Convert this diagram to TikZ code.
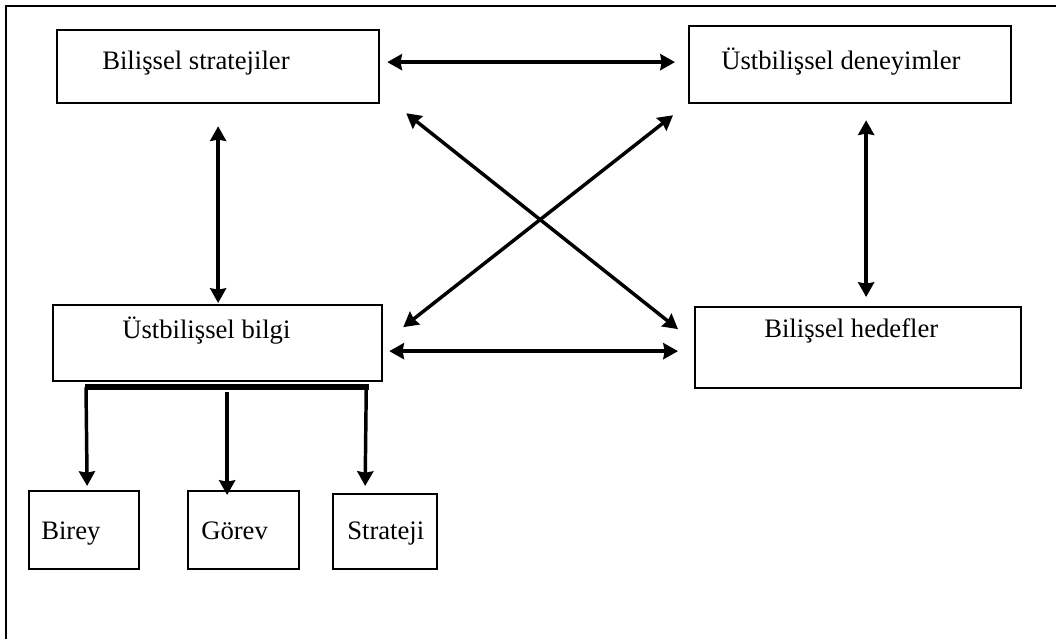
\documentclass[tikz,border=0pt]{standalone}
\usepackage{fontspec}
\setmainfont{Liberation Serif}
\usetikzlibrary{arrows.meta,calc}
\begin{document}
\begin{tikzpicture}[x=0.75pt,y=-0.75pt,
  frame/.style={line width=2pt},
  box/.style={draw,line width=1.7pt,rectangle,inner sep=0pt,anchor=north west},
  lbl/.style={inner sep=0pt,anchor=base west,font=\fontsize{20}{24}\selectfont},
  link/.style={line width=2.6pt,{Stealth[length=11pt,width=12pt,inset=1pt]}-{Stealth[length=11pt,width=12pt,inset=1pt]}},
  drop/.style={line width=2.6pt,-{Stealth[length=11pt,width=12pt,inset=1pt]}},
  bar/.style={line width=4.5pt}]
\useasboundingbox (0,0) rectangle (1056,639);

% outer frame (top and left edges)
\draw[frame] (1056,6) -- (6,6) -- (6,639);

% boxes
\node[box,minimum width=322*0.75pt,minimum height=73*0.75pt] (b1) at (56,29) {};
\node[box,minimum width=322*0.75pt,minimum height=77*0.75pt] (b2) at (688,25) {};
\node[box,minimum width=329*0.75pt,minimum height=76*0.75pt] (b3) at (52,304) {};
\node[box,minimum width=326*0.75pt,minimum height=81*0.75pt] (b4) at (694,306) {};
\node[box,minimum width=110*0.75pt,minimum height=78*0.75pt] (birey) at (28,490) {};
\node[box,minimum width=111*0.75pt,minimum height=78*0.75pt] (gorev) at (187,490) {};
\node[box,minimum width=104*0.75pt,minimum height=75*0.75pt] (strat) at (332,493) {};

% labels
\node[lbl] (t1) at (102,69) {Bilişsel stratejiler};
\node[lbl] (t2) at (721,69) {Üstbilişsel deneyimler};
\node[lbl] (t3) at (122,338) {Üstbilişsel bilgi};
\node[lbl] (t4) at (764,337) {Bilişsel hedefler};
\node[lbl] (t5) at (41,539) {Birey};
\node[lbl] (t6) at (201,539) {Görev};
\node[lbl] (t7) at (347,539) {Strateji};

% two-way links between the four main boxes
\draw[link] ($(b1.east)+(7,-4.5)$) -- ($(b2.west)+(-13,-2.5)$);
\draw[link] ($(b3.east)+(6,8)$) -- ($(b4.west)+(-16,3.5)$);
\draw[link] ($(b1.south)+(0,22)$) -- ($(b3.north)+(0.5,-1)$);
\draw[link] ($(b2.south)+(16,16)$) -- ($(b4.north)+(8,-9)$);
\draw[link] ($(b1.south east)+(26,9)$) -- ($(b4.west)+(-16,-18.5)$);
\draw[link] ($(b3.east)+(20,-16)$) -- ($(b2.south west)+(-15,11)$);

% branching bar under the knowledge box
\coordinate (barL) at ($(b3.south west)+(33,5)$);
\coordinate (barR) at ($(b3.south east)+(-14,5)$);
\draw[bar] (barL) -- (barR);
\draw[drop] ($(barL)+(1,0)$) -- ($(birey.north)+(3,-4)$);
\draw[drop] ($(b3.south)+(9.5,10)$) -- ($(gorev.north)+(-16.5,5)$);
\draw[drop] ($(barR)+(-3,0)$) -- ($(strat.north)+(-20,-7)$);
\end{tikzpicture}
\end{document}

▶ [Request] Begin at the first line of the data above and repeat each line exactly, stopping after the line containing "(t7) at (347,539)". Omit the pictures.

▶ [Answer for the task]
Convert this diagram to TikZ code.
\documentclass[tikz,border=0pt]{standalone}
\usepackage{fontspec}
\setmainfont{Liberation Serif}
\usetikzlibrary{arrows.meta,calc}
\begin{document}
\begin{tikzpicture}[x=0.75pt,y=-0.75pt,
  frame/.style={line width=2pt},
  box/.style={draw,line width=1.7pt,rectangle,inner sep=0pt,anchor=north west},
  lbl/.style={inner sep=0pt,anchor=base west,font=\fontsize{20}{24}\selectfont},
  link/.style={line width=2.6pt,{Stealth[length=11pt,width=12pt,inset=1pt]}-{Stealth[length=11pt,width=12pt,inset=1pt]}},
  drop/.style={line width=2.6pt,-{Stealth[length=11pt,width=12pt,inset=1pt]}},
  bar/.style={line width=4.5pt}]
\useasboundingbox (0,0) rectangle (1056,639);

% outer frame (top and left edges)
\draw[frame] (1056,6) -- (6,6) -- (6,639);

% boxes
\node[box,minimum width=322*0.75pt,minimum height=73*0.75pt] (b1) at (56,29) {};
\node[box,minimum width=322*0.75pt,minimum height=77*0.75pt] (b2) at (688,25) {};
\node[box,minimum width=329*0.75pt,minimum height=76*0.75pt] (b3) at (52,304) {};
\node[box,minimum width=326*0.75pt,minimum height=81*0.75pt] (b4) at (694,306) {};
\node[box,minimum width=110*0.75pt,minimum height=78*0.75pt] (birey) at (28,490) {};
\node[box,minimum width=111*0.75pt,minimum height=78*0.75pt] (gorev) at (187,490) {};
\node[box,minimum width=104*0.75pt,minimum height=75*0.75pt] (strat) at (332,493) {};

% labels
\node[lbl] (t1) at (102,69) {Bilişsel stratejiler};
\node[lbl] (t2) at (721,69) {Üstbilişsel deneyimler};
\node[lbl] (t3) at (122,338) {Üstbilişsel bilgi};
\node[lbl] (t4) at (764,337) {Bilişsel hedefler};
\node[lbl] (t5) at (41,539) {Birey};
\node[lbl] (t6) at (201,539) {Görev};
\node[lbl] (t7) at (347,539) {Strateji};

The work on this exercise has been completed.